Be it enacted by the Legislature of West Virginia:

 

ARTICLE 6K. ASSESSMENT OF INDUSTRIAL PROPERTY AND NATURAL RESOURCES PROPERTY.

§11-6K-1. Time and basis of assessments; true and actual value; classifications and valuation limitations; and returns of property to Tax Commissioner.

(a) All industrial property and natural resources property shall be assessed annually as of the July 1 assessment date at sixty percent of its true and actual value: Provided, That for assessments made on or after July 1, 2025, the arithmetic means for annual production and average coal price used by the Tax Commissioner to value coal properties shall be based upon the full calendar year immediately preceding the July 1 assessment date: Provided, however, That for assessments made on or after July 1, 2025, the Tax Commissioner shall utilize an average coal density of 1800 tons per acre foot, unless clear and convincing evidence is submitted by a taxpayer to the Tax Commissioner establishing a lower density value, and density information reported on returns, due on or before May 1 of each year, shall be used to determine values for the immediately following July 1 assessments: Provided further, That for assessments made on or after July 1, 2025, the Tax Commissioner shall take into consideration economic viability and engineering considerations when establishing values for coal properties: And provided further, That for assessments made on or after July 1, 2025, coal beds which are of a thickness of less than 35 inches (35") shall not be classified as mineable coal for valuation for property tax purposes unless there is clear and convincing evidence to the contrary: And provided further, That for assessments made on or after July 1, 2025, no permitted coal seam may be classified for taxation as active until actual depletion of coal commences under a permit.

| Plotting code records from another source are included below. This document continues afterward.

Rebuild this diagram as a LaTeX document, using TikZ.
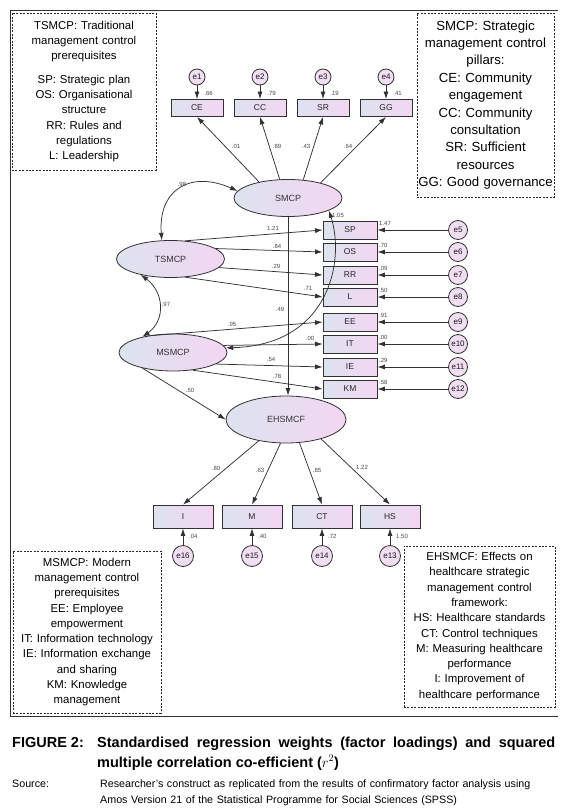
\documentclass[tikz,border=0pt]{standalone}
\usepackage{fontspec}
\setmainfont{Liberation Sans}
\usetikzlibrary{shapes.geometric, arrows.meta}

\definecolor{boxblue}{RGB}{221,227,238}
\definecolor{boxpink}{RGB}{243,214,243}
\definecolor{errpink}{RGB}{241,222,243}
\definecolor{linegray}{RGB}{50,50,50}
\definecolor{valgray}{RGB}{70,70,70}

\begin{document}
\begin{tikzpicture}[
    x=1pt, y=-1pt,
    latent/.style={ellipse, draw=linegray, line width=0.8pt, left color=boxblue, right color=boxpink, minimum width=108pt, minimum height=37pt, inner sep=0pt, font=\fontsize{9}{10}\selectfont, text=black!80},
    ind/.style={rectangle, draw=linegray, line width=0.8pt, left color=boxblue, right color=boxpink, minimum width=54pt, minimum height=18pt, inner sep=0pt, font=\fontsize{8.5}{10}\selectfont, text=black!85},
    err/.style={circle, draw=linegray, line width=0.8pt, fill=errpink, minimum size=19pt, inner sep=0pt, font=\fontsize{8}{9}\selectfont, text=black!90},
    load/.style={-{Latex[length=7.5pt, width=5pt]}, line width=0.75pt, draw=linegray},
    cov/.style={{Latex[length=7.5pt, width=5pt]}-{Latex[length=7.5pt, width=5pt]}, line width=0.75pt, draw=linegray},
    val/.style={font=\fontsize{6}{7}\selectfont, text=valgray, inner sep=0pt},
    note/.style={draw=black!85, dash pattern=on 2pt off 1.4pt, line width=0.6pt, align=center, inner sep=0pt, font=\fontsize{11.4}{15.3}\selectfont}
]
    \useasboundingbox (0,0) rectangle (580,808);

    % --- FRAME ---
    \draw[linegray, line width=0.9pt] (558,10) -- (10,10) -- (10,716) -- (558,716);

    % --- LATENT VARIABLES ---
    \node[latent] (SMCP) at (288,198) {SMCP};
    \node[latent] (TSMCP) at (170.5,259) {TSMCP};
    \node[latent] (MSMCP) at (173,352.5) {MSMCP};
    \node[latent, minimum width=120pt, minimum height=47pt] (EHSMCF) at (286,419.5) {EHSMCF};

    % --- SMCP: top indicators ---
    \foreach \lbl/\x/\enode/\rsq/\ang/\w/\wx in {CE/197/e1/.66/151/.01/236, CC/260/e2/.79/114/.89/277, SR/323/e3/.19/50/.43/306, GG/386/e4/.41/25/.64/348} {
        \node[ind, minimum width=52pt, minimum height=17pt] (\lbl) at (\x,108) {\lbl};
        \node[err, minimum size=16pt] (\enode) at (\x,77) {\enode};
        \draw[load] (\enode) -- (\lbl);
        \node[val] at (\x+11.5,93) {\rsq};
        \draw[load] (SMCP.\ang) -- (\lbl.south);
        \node[val] at (\wx,146) {\w};
    }

    % --- TSMCP: right indicators ---
    \foreach \lbl/\y/\enode/\rsq/\ang/\w/\wx/\wy in {SP/230/e5/1.47/51/1.21/273/228, OS/252/e6/.70/13/.84/277/246, RR/275/e7/.09/350/.29/276/266, L/297/e8/.50/309/.71/308/288} {
        \node[ind] (\lbl) at (350,\y) {\lbl};
        \node[err] (\enode) at (458,\y) {\enode};
        \draw[load] (\enode) -- (\lbl);
        \node[val, anchor=west] at (379,\y-7) {\rsq};
        \draw[load] (TSMCP.\ang) -- (\lbl.west);
        \node[val] at (\wx,\wy) {\w};
    }

    % --- MSMCP: right indicators ---
    \foreach \lbl/\y/\enode/\rsq/\ang/\w/\wx/\wy in {EE/322/e9/.91/148/.95/232/324, IT/344/e10/.00/8/.00/310/338, IE/367/e11/.29/345/.54/271/359, KM/389/e12/.58/318/.78/277/376} {
        \node[ind] (\lbl) at (350,\y) {\lbl};
        \node[err] (\enode) at (458,\y) {\enode};
        \draw[load] (\enode) -- (\lbl);
        \node[val, anchor=west] at (379,\y-7) {\rsq};
        \draw[load] (MSMCP.\ang) -- (\lbl.west);
        \node[val] at (\wx,\wy) {\w};
    }

    % --- EHSMCF: bottom indicators ---
    \foreach \lbl/\x/\enode/\rsq/\ang/\w/\wx/\wy in {I/183/e16/.04/218/.80/216/468, M/252/e15/.40/257/.63/260/470, CT/322/e14/.72/300/.85/317/470, HS/390/e13/1.50/331/1.22/362/467} {
        \node[ind, minimum width=60pt, minimum height=23pt] (\lbl) at (\x,516.5) {\lbl};
        \node[err, minimum size=21pt] (\enode) at (\x,556) {\enode};
        \draw[load] (\enode) -- (\lbl);
        \node[val, anchor=west] at (\x+6,536) {\rsq};
        \draw[load] (EHSMCF.\ang) -- (\lbl.north);
        \node[val] at (\wx,\wy) {\w};
    }

    % --- STRUCTURAL PATHS ---
    \draw[load] (SMCP.south) -- (SMCP.south |- EHSMCF.north);
    \node[val] at (280,309) {.49};
    \draw[load] (MSMCP.207) -- (EHSMCF.west);
    \node[val] at (190,390) {.50};

    % --- COVARIANCES ---
    \draw[cov] (TSMCP.115) .. controls (158,190) and (190,170) .. (SMCP.172);
    \node[val] at (182,184) {.98};
    \draw[cov] (TSMCP.208) .. controls (164,292) and (166,320) .. (MSMCP.153);
    \node[val] at (166,304) {.97};
    \draw[cov] (SMCP.343) .. controls (345,260) and (330,345) .. (MSMCP.5);
    \node[val] at (338,215) {1.05};

    % --- KEYS ---
    \node[note, minimum width=144pt, minimum height=157pt, text width=140pt] (tsmcpkey) at (84,91.5)
        {TSMCP: Traditional\\ management control\\ prerequisites\\[8pt] SP: Strategic plan\\ OS: Organisational\\ structure\\ RR: Rules and\\ regulations\\ L: Leadership};
    \node[note, font=\fontsize{13.2}{17.4}\selectfont, minimum width=137pt, minimum height=184pt, text width=135pt] (smcpkey) at (485.5,105)
        {SMCP: Strategic\\ management control\\ pillars:\\ CE: Community\\ engagement\\ CC: Community\\ consultation\\ SR: Sufficient\\ resources\\ GG: Good governance};
    \node[note, minimum width=148pt, minimum height=162pt, text width=146pt] (msmcpkey) at (87,632)
        {MSMCP: Modern\\ management control\\ prerequisites\\ EE: Employee\\ empowerment\\ IT: Information technology\\ IE: Information exchange\\ and sharing\\ KM: Knowledge\\ management};
    \node[note, minimum width=151pt, minimum height=161pt, text width=149pt] (ehsmcfkey) at (479.5,626.5)
        {EHSMCF: Effects on\\ healthcare strategic\\ management control\\ framework:\\ HS: Healthcare standards\\ CT: Control techniques\\ M: Measuring healthcare\\ performance\\ I: Improvement of\\ healthcare performance};

    % --- CAPTION ---
    \node[anchor=base west, inner sep=0pt, font=\bfseries\fontsize{14.5}{20}\selectfont] (figlabel) at (12,747) {FIGURE 2:};
    \node[anchor=base west, inner sep=0pt, text width=458pt, align=justify, font=\bfseries\fontsize{14.5}{20}\selectfont] (figtext) at (97,747)
        {Standardised regression weights (factor loadings) and squared multiple correlation co-efficient ($r^2$)};
    \node[anchor=base west, inner sep=0pt, font=\fontsize{10.7}{16}\selectfont] (srclabel) at (12,787) {Source:};
    \node[anchor=base west, inner sep=0pt, text width=462pt, align=left, font=\fontsize{10.7}{16}\selectfont] (srctext) at (100,787)
        {Researcher’s construct as replicated from the results of confirmatory factor analysis using\\ Amos Version 21 of the Statistical Programme for Social Sciences (SPSS)};
\end{tikzpicture}
\end{document}
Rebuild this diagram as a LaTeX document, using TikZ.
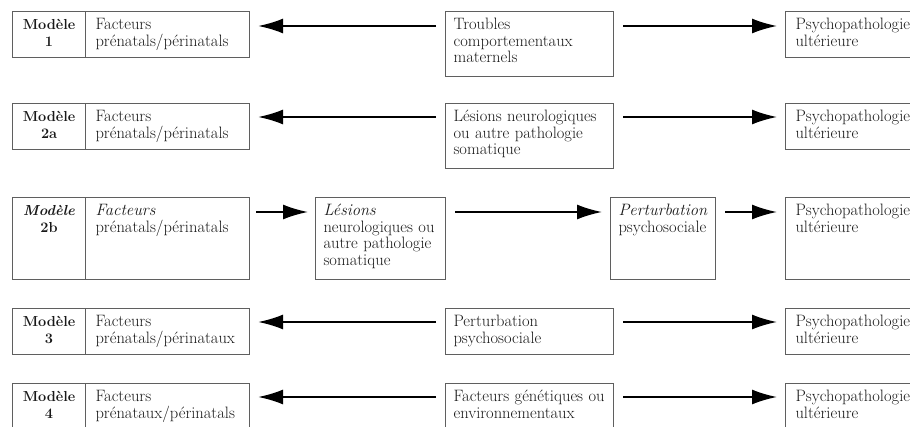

(b) If required by the Tax Commissioner, all owners or operators of natural resources property, except oil-producing property, natural gas-producing property and managed timberland, shall, on or before May 1 preceding the July 1 assessment date, make a return to the Tax Commissioner and, if requested in writing by the assessor of the county where situated, to the county assessor, at a time and in the form specified by the Tax Commissioner, of all applicable natural resources property owned by them. Tax returns required to be filed pursuant to this section may be filed electronically in the discretion of the Tax Commissioner. The Tax Commissioner may require the filing of all information which would be useful in valuing the property covered by the returns. Upon written application by the taxpayer filed prior to the due date of any return required to be filed by this section, the Tax Commissioner may for reasonable cause shown grant an extension of no more than one month in the due date of any return.

(c) If required by the Tax Commissioner, all owners or operators of industrial property, oil-producing property and natural gas-producing property, shall, on or before August 1 of the assessment year, make a return to the Tax Commissioner and, if requested in writing by the assessor of the county where situated, to the county assessor, at a time and in the form specified by the Tax Commissioner, of all industrial property, oil-producing property and natural gas-producing property, owned by them. Tax returns required to be filed pursuant to this section may be filed electronically in the discretion of the Tax Commissioner. The Tax Commissioner may require the filing of all information which would be useful in valuing the property covered by the returns. Upon written application by the taxpayer filed prior to the due date of any return required to be filed by this section, the Tax Commissioner may for reasonable cause shown grant an extension of no more than one month in the due date of any return.

 

§11-6K-3. Form and manner of making return; failure to timely make return; penalties.

(a) All returns required to be made to the Tax Commissioner under this article shall be made in conformity with any reasonable requirements of the Tax Commissioner of which the person making the return shall have had notice, and shall be made upon forms prescribed by the Tax Commissioner who is invested with full power and authority to prescribe the forms required from any owner, operator or producer that may be of use to the Tax Commissioner in determining the true and actual value of the properties of the owners, operators or producers.

(b) All returns shall be signed and sworn to by the owner, operator or producer if a natural person, or, if the owner, operator or producer shall be a limited liability company, corporation, partnership, joint venture or other enterprise, shall be signed and sworn to by its president, vice president, secretary or other individual authorized to act on behalf of the taxpayer.

(c) If any owner, operator or producer fails to make a return within the time required by section one of this article, it shall be the duty of the Tax Commissioner to take steps as necessary to compel compliance and to enforce any and all penalties imposed by law for failure to do so: Provided, That any and all penalties imposed upon nonfiling parties under this article shall be equally and uniformly applied across all forms of industrial property and natural resources property.

(d) Any owner, operator, or producer, whether a natural person, limited liability company, corporation, partnership, joint venture, or other enterprise, willfully failing to make a return within 30 days from the day it is herein required shall be guilty of a misdemeanor and, upon conviction thereof, fined $100 for each month the failure continues. In addition, any penalties provided in this chapter or elsewhere in this code relating to failure to list any property or to file any return or report for ad valorem taxation purposes may be applied to any owner of property required to make a return pursuant to this section.

 

NOTE: The purpose of this bill is to require assessments made on or after July 1, 2025 to provide that the arithmetic means for annual production and average coal price to value coal properties shall be based upon the full calendar year immediately preceding the July 1st assessment date; to provide that the Tax Commissioner shall utilize an average coal density of 1800 tons per acre foot, unless clear and convincing evidence is submitted by a taxpayer establishing a lower density value; to provide that density information reported on returns, due on or before May 1 of each year, shall be used to determine values for the immediately following July 1 assessments; to provide that the Tax Commissioner shall take into consideration economic viability and engineering considerations when establishing values for coal properties; to provide that coal beds which are of a thickness of less than 35 inches shall not be classified as mineable coal for valuation for property tax purposes unless there is clear and convincing evidence to the contrary; to provide that no permitted coal seam may be classified for taxation as active until actual depletion of coal commences under a permit; to provide that for any owner, operator, or producer which fails to make a return within the time required, any and all penalties imposed shall be equally and uniformly applied across all forms of industrial property and natural resources property; and to specify an effective date.

Strike-throughs indicate language that would be stricken from a heading or the present law and underscoring indicates new language that would be added.